- Born: Asa Smith October 20, 1956 (age 69)
- Occupation: Journalist
- Spouse: Noreen Seebacher
- Children: 5
- Writing career
- Language: English

= Asa Aarons =

American advice columnist

Asa Aarons (born Asa Smith, October 20, 1956) is an American consumer reporter, photojournalist, and co-creator of "Just Ask Asa!" His reports focus on the problems, concerns, and realities of everyday life, ranging from false advertising claims to credit card rip-offs and business swindles. Aarons has appeared on television stations in cities including New York City, Detroit, and Pittsburgh. He appeared on WNBC in NYC from 1993 until the NBC 2.0 budget cuts in 2007.

== Biography ==
He established the proprietary "Ask Asa" brand and developed the expression into a catchphrase for consumers seeking assistance. His work was featured on television and the station's mobile Internet-based platform. Following WNBC, he was hired by local cable station NY1 News as its employment reporter.

In 1998, he began writing a newspaper column for the New York Daily News, which appeared four times a week. He has made numerous guest appearances on The Today Show, nationally televised talk shows such as Maury Povich and Sally Jesse Raphael, and on programs on MSNBC and CNBC. Before moving to New York, Aarons appeared from 1990 to 1993 on WDIV in Detroit, where he also wrote a consumer column for The Detroit News and hosted a consumer call-in radio shows. He worked at WPXI in Pittsburgh from 1984 until 1990, where he also hosted a 30-minute consumer/health show called "Your Money or Your Life."

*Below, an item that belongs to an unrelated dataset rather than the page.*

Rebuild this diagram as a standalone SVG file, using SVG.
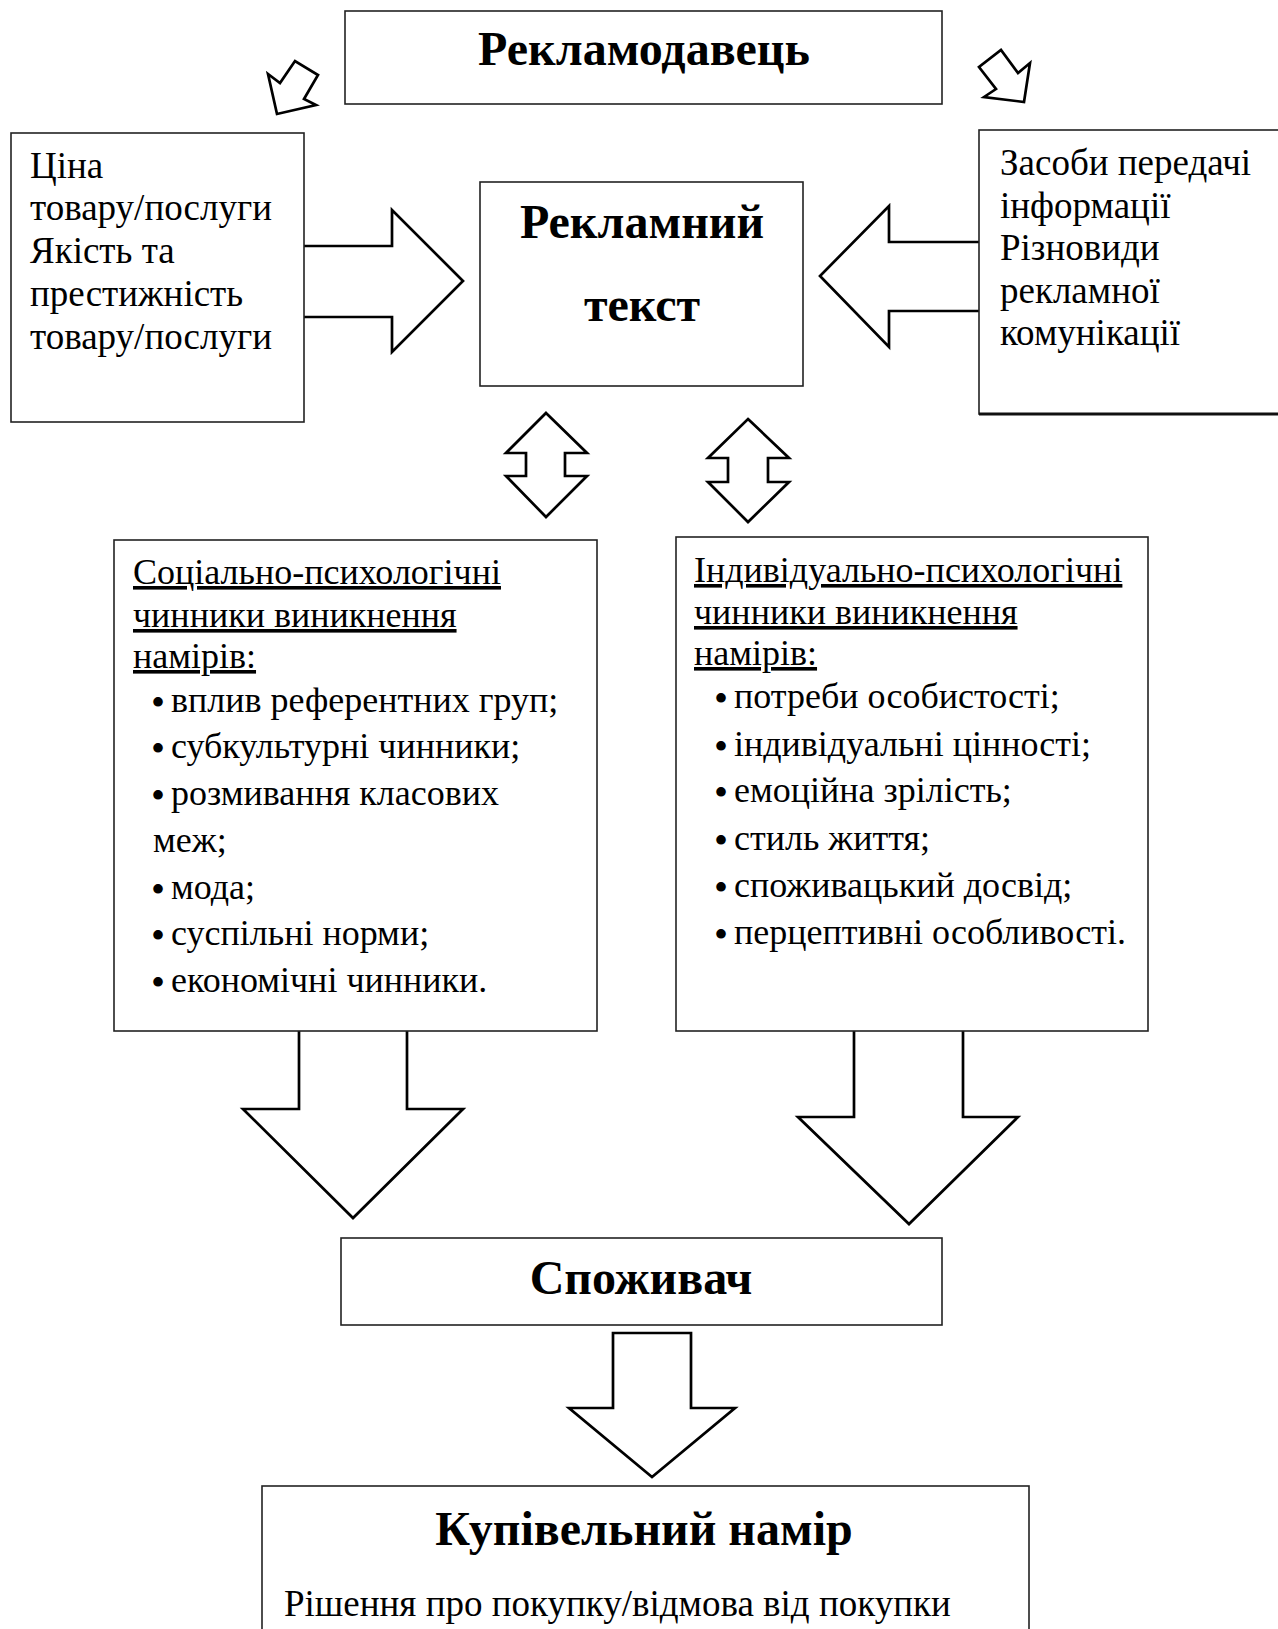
<svg xmlns="http://www.w3.org/2000/svg" width="1278" height="1629" viewBox="0 0 1278 1629">
<style>
.box{fill:#fff;stroke:#222;stroke-width:1.6}
.arr{fill:#fff;stroke:#000;stroke-width:2.7;stroke-linejoin:miter}
.t{font-family:"Liberation Serif","Times New Roman",serif;font-size:37px;fill:#000}
.m{font-size:36px}
.b{font-size:40px}
.h{font-family:"Liberation Serif","Times New Roman",serif;font-size:48px;font-weight:bold;fill:#000;text-anchor:middle}
.u{text-decoration:underline}
</style>
<rect width="1278" height="1629" fill="#fff"/>
<g id="connectors">
<polygon class="arr" points="277,114 268,74 280,83 295,61 318,75 304,99 316,105"/>
<polygon class="arr" points="1024,102 1030,63 1018,73 1001,50 979,67 996,89 984,97"/>
<polyline class="arr" points="304,246 392,246 392,210 463,281 392,352 392,317 304,317"/>
<polyline class="arr" points="979,242 889,242 889,206 820,276 889,347 889,311 979,311"/>
<polygon class="arr" points="546,413 587,453 565,453 565,476 587,476 546,517 506,476 526,476 526,453 506,453"/>
<polygon class="arr" points="748,419 789,458 768,458 768,482 789,482 748,522 708,482 728,482 728,458 708,458"/>
<polyline class="arr" points="299,1031 299,1109 243,1109 353,1218 463,1109 407,1109 407,1031"/>
<polyline class="arr" points="854,1031 854,1117 798,1117 909,1224 1018,1117 963,1117 963,1031"/>
<polygon class="arr" points="613,1333 691,1333 691,1408 735,1408 652,1477 569,1408 613,1408"/>
</g>
<g id="advertiser">
<rect class="box" x="345" y="11" width="597" height="93"/>
<text class="h" x="644" y="65">Рекламодавець</text>
</g>
<g id="price">
<rect class="box" x="11" y="133" width="293" height="289"/>
<text class="t" x="30" y="178">Ціна</text>
<text class="t" x="30" y="220">товару/послуги</text>
<text class="t" x="30" y="263">Якість та</text>
<text class="t" x="30" y="306">престижність</text>
<text class="t" x="30" y="349">товару/послуги</text>
</g>
<g id="adtext">
<rect class="box" x="480" y="182" width="323" height="204"/>
<text class="h" x="642" y="238">Рекламний</text>
<text class="h" x="642" y="321">текст</text>
</g>
<g id="media">
<rect class="box" x="979" y="130" width="320" height="284"/>
<line x1="979" y1="414" x2="1278" y2="414" stroke="#111" stroke-width="3"/>
<text class="t" x="1000" y="175">Засоби передачі</text>
<text class="t" x="1000" y="218">інформації</text>
<text class="t" x="1000" y="260">Різновиди</text>
<text class="t" x="1000" y="303">рекламної</text>
<text class="t" x="1000" y="345">комунікації</text>
</g>
<g id="social">
<rect class="box" x="114" y="540" width="483" height="491"/>
<text class="t m u" x="133" y="584">Соціально-психологічні</text>
<text class="t m u" x="133" y="627">чинники виникнення</text>
<text class="t m u" x="133" y="668">намірів:</text>
<text class="t m" x="151" y="712"><tspan class="b" dy="4">•</tspan><tspan x="171" dy="-4">вплив референтних груп;</tspan></text>
<text class="t m" x="151" y="758"><tspan class="b" dy="4">•</tspan><tspan x="171" dy="-4">субкультурні чинники;</tspan></text>
<text class="t m" x="151" y="805"><tspan class="b" dy="4">•</tspan><tspan x="171" dy="-4">розмивання класових</tspan></text>
<text class="t m" x="153" y="852">меж;</text>
<text class="t m" x="151" y="899"><tspan class="b" dy="4">•</tspan><tspan x="171" dy="-4">мода;</tspan></text>
<text class="t m" x="151" y="945"><tspan class="b" dy="4">•</tspan><tspan x="171" dy="-4">суспільні норми;</tspan></text>
<text class="t m" x="151" y="992"><tspan class="b" dy="4">•</tspan><tspan x="171" dy="-4">економічні чинники.</tspan></text>
</g>
<g id="individual">
<rect class="box" x="676" y="537" width="472" height="494"/>
<text class="t m u" x="694" y="582">Індивідуально-психологічні</text>
<text class="t m u" x="694" y="624">чинники виникнення</text>
<text class="t m u" x="694" y="665">намірів:</text>
<text class="t m" x="714" y="708"><tspan class="b" dy="4">•</tspan><tspan x="734" dy="-4">потреби особистості;</tspan></text>
<text class="t m" x="714" y="756"><tspan class="b" dy="4">•</tspan><tspan x="734" dy="-4">індивідуальні цінності;</tspan></text>
<text class="t m" x="714" y="802"><tspan class="b" dy="4">•</tspan><tspan x="734" dy="-4">емоційна зрілість;</tspan></text>
<text class="t m" x="714" y="850"><tspan class="b" dy="4">•</tspan><tspan x="734" dy="-4">стиль життя;</tspan></text>
<text class="t m" x="714" y="897"><tspan class="b" dy="4">•</tspan><tspan x="734" dy="-4">споживацький досвід;</tspan></text>
<text class="t m" x="714" y="944"><tspan class="b" dy="4">•</tspan><tspan x="734" dy="-4">перцептивні особливості.</tspan></text>
</g>
<g id="consumer">
<rect class="box" x="341" y="1238" width="601" height="87"/>
<text class="h" x="641" y="1294">Споживач</text>
</g>
<g id="intent">
<rect class="box" x="262" y="1486" width="767" height="160"/>
<text class="h" x="644" y="1545">Купівельний намір</text>
<text class="t" x="284" y="1616">Рішення про покупку/відмова від покупки</text>
</g>
</svg>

He worked in several smaller television markets in Ohio early in his career: Toledo, Youngstown, Cincinnati and Cleveland. He won Emmy awards for stories in Cleveland (1982), Detroit (1992) and New York City (2007).

Aarons is a native of Toledo, Ohio. He is married to writer Noreen Seebacher. They have five children and live in the Savannah, Georgia, area.